Two major users of LANDFIRE data are the interagency Wildland Fire Decision Support System (WFDSS), which is intended to assist agencies with firefighting decisions and documentation, and the Interagency Fuel Treatment Decision Support System (IFTDSS), an application that guides any land manager with fuels treatment, analysis, and planning. Smoke modelers also rely on LANDFIRE fuels information.

“We’re providing data and tools, and if users feel like there’s adjustments that can be made, they can do that for fuel models and make them fit how they need to for their area,” Tolk said.

But fire agencies aren’t the only users of the valuable data. “LANDFIRE is used for a lot of different studies outside of operational fire,” La Puma said. Businesses or organizations interested in determining the risk of fire for an area use it. The nonprofit group First Street Foundation created a fire risk database for the whole country based on LANDFIRE datasets. Habitat researchers also find LANDFIRE’s vegetation data useful in studies and restoration efforts.

The LANDFIRE 2020 Update, with four years of vegetation and disturbance data, and LANDFIRE 2019 Limited, with three years of limited data, represented a tremendous effort by team members. But they are now looking toward a faster timetable: to be able to supply LANDFIRE’s users with data on an annual basis.

Smail said LANDFIRE is up to the challenge of producing an annual product. “It’s a lot of work. But as we do it, we’re getting better, and we’re developing things faster.”

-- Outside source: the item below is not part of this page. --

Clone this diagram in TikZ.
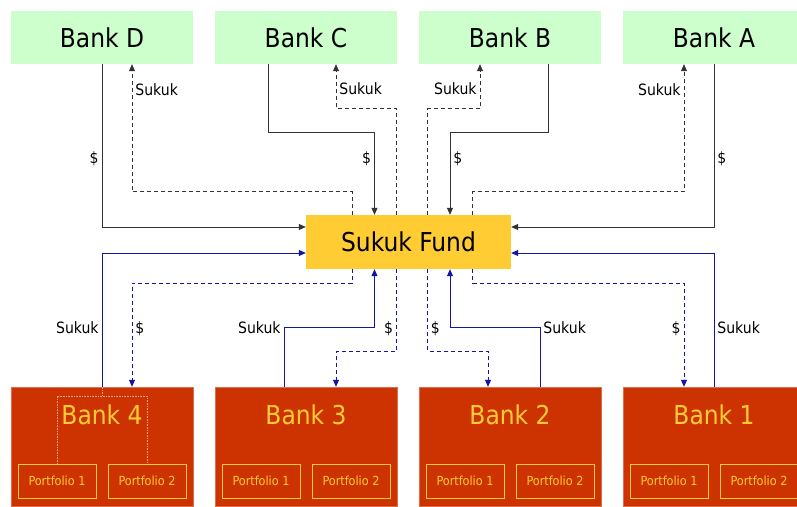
\documentclass[tikz,border=0pt]{standalone}
\usepackage{fontspec}
\setmainfont{DejaVu Sans Condensed}
\usetikzlibrary{arrows.meta}

\definecolor{lender}{HTML}{CCFFCC}
\definecolor{fundgold}{HTML}{FFCC33}
\definecolor{bankred}{HTML}{CC3300}
\definecolor{flowblue}{RGB}{20,20,170}

\begin{document}
\begin{tikzpicture}[x=1pt,y=-1pt,>={Triangle[length=7pt,width=6pt]},
topbank/.style={fill=lender,minimum width=182pt,minimum height=53pt,
  font=\fontsize{26}{30}\selectfont},
fundbox/.style={fill=fundgold,minimum width=205pt,minimum height=54pt,
  font=\fontsize{26}{30}\selectfont},
lowbank/.style={fill=bankred,draw=bankred!70!white,line width=0.4pt,
  minimum width=182pt,minimum height=119pt},
lowname/.style={text=fundgold,font=\fontsize{26}{30}\selectfont},
portfolio/.style={draw=fundgold,fill=bankred,text=fundgold,line width=0.8pt,
  minimum width=78pt,minimum height=34pt,font=\fontsize{12.5}{14}\selectfont},
flow/.style={->,line width=0.8pt},
paid/.style={flow,black!80},
issued/.style={flow,black!80,dash pattern=on 4pt off 3pt},
back/.style={flow,flowblue},
backpaid/.style={flow,flowblue,dash pattern=on 4pt off 3pt},
lbl/.style={text=black,inner sep=3pt,font=\fontsize{15.6}{18}\selectfont},
bracket/.style={draw=white!55!bankred,densely dotted,line width=0.6pt}]
\useasboundingbox[fill=white] (0,0) rectangle (797,506);

% investing banks on top
\foreach \name/\x in {D/102,C/306,B/510,A/714}
  \node[topbank] (bank\name) at (\x,37.5) {Bank \name};

\node[fundbox] (fund) at (408.5,242) {Sukuk Fund};

% borrowing banks with their portfolios
\foreach \n/\x in {4/102,3/306,2/510,1/714}{
  \node[lowbank] (bank\n) at (\x,446.5) {};
  \node[lowname] (bank\n name) at ([yshift=-28pt]bank\n.north) {Bank \n};
  \node[portfolio] (bank\n p1) at (\x-45,481) {Portfolio 1};
  \node[portfolio] (bank\n p2) at (\x+45,481) {Portfolio 2};
}

% split of bank 4 into portfolios
\draw[bracket] (bank4.north) -- ++(0,9) coordinate (split);
\draw[bracket] (bank4p1.north) |- (split) -| (bank4p2.north);

% cash in, sukuk out (upper half)
\draw[paid] (bankD.south) |- node[pos=0.29,left,lbl]{\$} ([yshift=15pt]fund.west);
\draw[issued] ([xshift=-56.5pt]fund.north) -- ++(0,-23)
  -| node[pos=0.9,right,lbl]{Sukuk} ([xshift=30pt]bankD.south);
\draw[paid] ([xshift=-38pt]bankC.south) -- ++(0,68)
  -| node[pos=0.66,left,lbl]{\$} ([xshift=-34pt]fund.north);
\draw[issued] ([xshift=-12pt]fund.north) -- ++(0,-106)
  -| node[pos=0.72,right,lbl]{Sukuk} ([xshift=30pt]bankC.south);
\draw[paid] ([xshift=38pt]bankB.south) -- ++(0,68)
  -| node[pos=0.66,right,lbl]{\$} ([xshift=41.5pt]fund.north);
\draw[issued] ([xshift=19pt]fund.north) -- ++(0,-106)
  -| node[pos=0.72,left,lbl]{Sukuk} ([xshift=-30pt]bankB.south);
\draw[paid] (bankA.south) |- node[pos=0.29,right,lbl]{\$} ([yshift=15pt]fund.east);
\draw[issued] ([xshift=64pt]fund.north) -- ++(0,-23)
  -| node[pos=0.9,left,lbl]{Sukuk} ([xshift=-30pt]bankA.south);

% sukuk in, cash out (lower half)
\draw[back] (bank4.north) |- node[pos=0.22,left,lbl]{Sukuk} ([yshift=-11pt]fund.west);
\draw[backpaid] ([xshift=-56.5pt]fund.south) -- ++(0,14)
  -| node[pos=0.72,right,lbl]{\$} ([xshift=30pt]bank4.north);
\draw[back] ([xshift=-22pt]bank3.north) -- node[at end,left,lbl]{Sukuk} ++(0,-59)
  -| ([xshift=-34pt]fund.south);
\draw[backpaid] ([xshift=-12pt]fund.south) -- node[pos=0.73,left,lbl]{\$} ++(0,82)
  -| ([xshift=30pt]bank3.north);
\draw[backpaid] ([xshift=19pt]fund.south) -- node[pos=0.73,right,lbl]{\$} ++(0,82)
  -| ([xshift=-22pt]bank2.north);
\draw[back] ([xshift=30pt]bank2.north) -- node[at end,right,lbl]{Sukuk} ++(0,-59)
  -| ([xshift=41.5pt]fund.south);
\draw[backpaid] ([xshift=64pt]fund.south) -- ++(0,14)
  -| node[pos=0.72,left,lbl]{\$} ([xshift=-30pt]bank1.north);
\draw[back] (bank1.north) |- node[pos=0.22,right,lbl]{Sukuk} ([yshift=-11pt]fund.east);
\end{tikzpicture}
\end{document}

The public—the fire managers and the people they’re trying to protect—will benefit most. “If they can have the most current data as possible, that’s what they’re after,” Martin said. “If they could get it near real time, that’s the best for them.”

‘We Transcend Boundaries’

Tolk has been part of LANDFIRE since its prototype days—well before Landsat imagery became free in 2008. At the time, the LANDFIRE team had to limit the number of scenes they bought and search through all of them to choose only high-quality scenes. After the archive opened up, “we could go through and download stacks of data instead of just one,” Tolk said.

Since then, automation has helped develop scene composites to reduce gaps in data, which can be more likely in cloudier areas such as the Northeast.

“The best part about the LANDFIRE data is that we transcend boundaries,” Tolk said. “Fires and disturbances, they don’t care where (jurisdiction) boundaries are, and they’ll pass through. To have consistent data across the U.S. of same pixel size—everything is matched up so they don’t have to get all these different pieces from 20 different places—it’s a simple system that allows them to, with as little effort as possible, pull that data and information in.”